Born in 1911 in Rasinari, a small village in the Carpathian Mountains of Romania, raised under the rule of a father who was a Romanian Orthodox priest and a mother who was prone to depression, Emil Cioran wrote his first five books in Romanian. Some of these are collections of brief essays (one or two pages, on average); others are collections of aphorisms. Suffering from insomnia since his adolescent years in Sibiu, the young Cioran studied philosophy in the “little Paris” of Bucarest. A prolific publicist, he became a well-known figure, along with Mircea Eliade, Constantin Noïca, and his future close friend Eugene Ionesco (with whom he shared the Royal Foundation’s Young Writers Prize in 1934 for his first book, On the Heights of Despair).

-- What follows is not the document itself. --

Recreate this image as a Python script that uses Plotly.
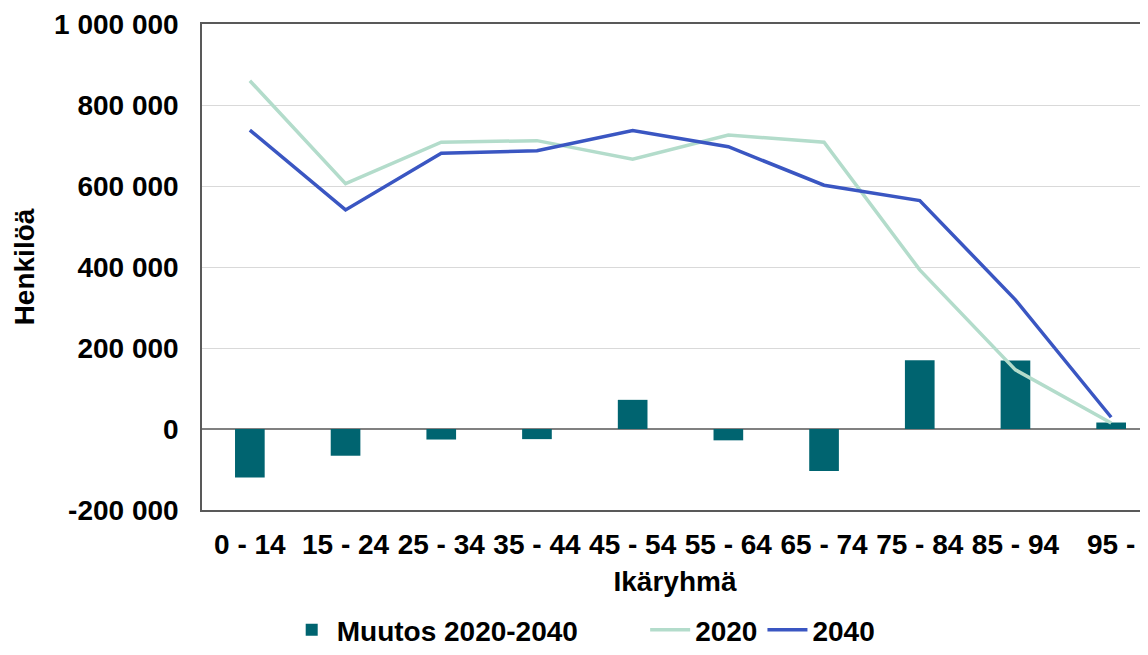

Influenced by the German romantics, by Schopenhauer, Nietzsche and the Lebensphilosophie of Schelling and Bergson, by certain Russian writers, including Chestov, Rozanov, and Dostoyevsky, and by the Romanian poet Eminescu, Cioran wrote lyrical and expansive meditations that were often metaphysical in nature and whose recurrent themes were death, despair, solitude, history, music, saintliness and the mystics (cf. Tears and Saints, 1937) – all of which are themes that one finds again in his French writings. In his highly controversial book, The Transfiguration of Romania (1937), Cioran, who was at that time close to the Romanian fascists, violently criticized his country and his compatriots on the basis of a contrast between such “little nations” as Romania, which were contemptible from the perspective of universal history and great nations, such as France or Germany, which took their destiny into their own hands.
Denied the right to return to Romania during the years of the communist regime, and attracting international attention only late in his career, Cioran died in Paris in 1995.